I'm scared about many different things; different concepts and aspects of life, simple and complex. But something I'm most scared about is myself. I'm scared about what people think of me... if they see me as something I don't want to be seen as:

Weird. Odd. Ungrateful. A bother.

I'm scared that I will be shamed of who I choose to love. I'm scared that people will see the dark side of me... the side even I wish I didn't see. I'm scared that I won't make it, that all of my hard work is meaningless, or that I'm not working hard enough... Failure. I'm scared of failure.

I'm scared of what my future holds, whether that is because of the mystery or danger of the idea, I'm not sure.

But then again... isn't everybody scared?
Doesn't everyone hold fear and anxiety?
Isn't there something more than just fear?
Well, of course. And because of that... there is a little something called Hope.

Hope. An expectation, a gut feeling, that something good will happen. The light at the end of the tunnel. The truth is, everybody is scared of themselves. So then why go through your fear alone when help and love is right there in front of you? I promise you that there is. Why bear fear in solitarily when you can find other people to relate to, and other people relating to you? Why forget that there is more to life than just fear? I'm telling you, there is more to life than fear.

You know what?

Why should I be scared of who I choose to love? I'm questioning this because, around the right people, love is the most beautiful part of life. Why should I be nervous about what other people think of me when I should think of myself? I shouldn't fill my mind with toxic people, that's wasted space in my brain! Space I could use thinking about puppies. Besides, what I believe people think about me probably isn't even true, I'm very prone to overthinking. So yes, I am weird. I am different. I can be strange. But I am Me.
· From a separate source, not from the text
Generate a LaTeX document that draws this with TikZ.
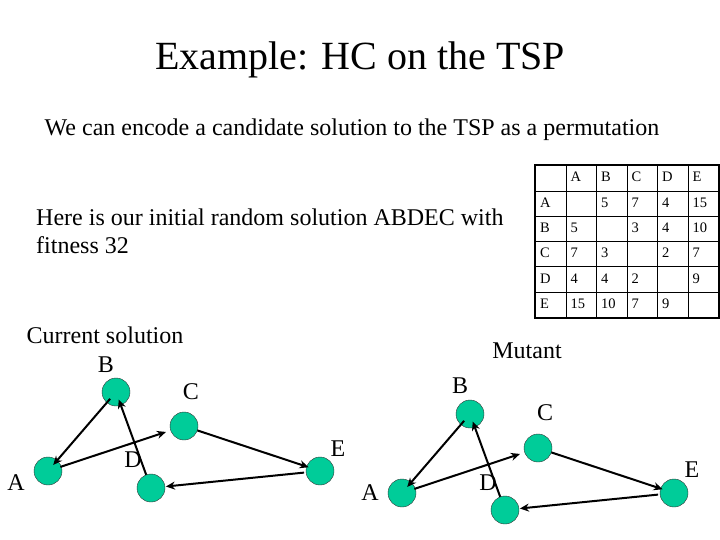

The future alters depending on your outlook of it. If you let the uncertainty of the mystery get to you, you can't get all that far. But if you look at that mystery as an adventure, as YOUR adventure; if you look at it as a way to make a change and help both yourself and the world, you can get just about anywhere. Every little bit you do makes a difference, every bit of work and effort you put into something is meaningful, is worth it.

We are worth it. You are worth it.

I believe in you with all of my heart. So yes, we all have fear. But fear is something we can overcome. Something you can overcome.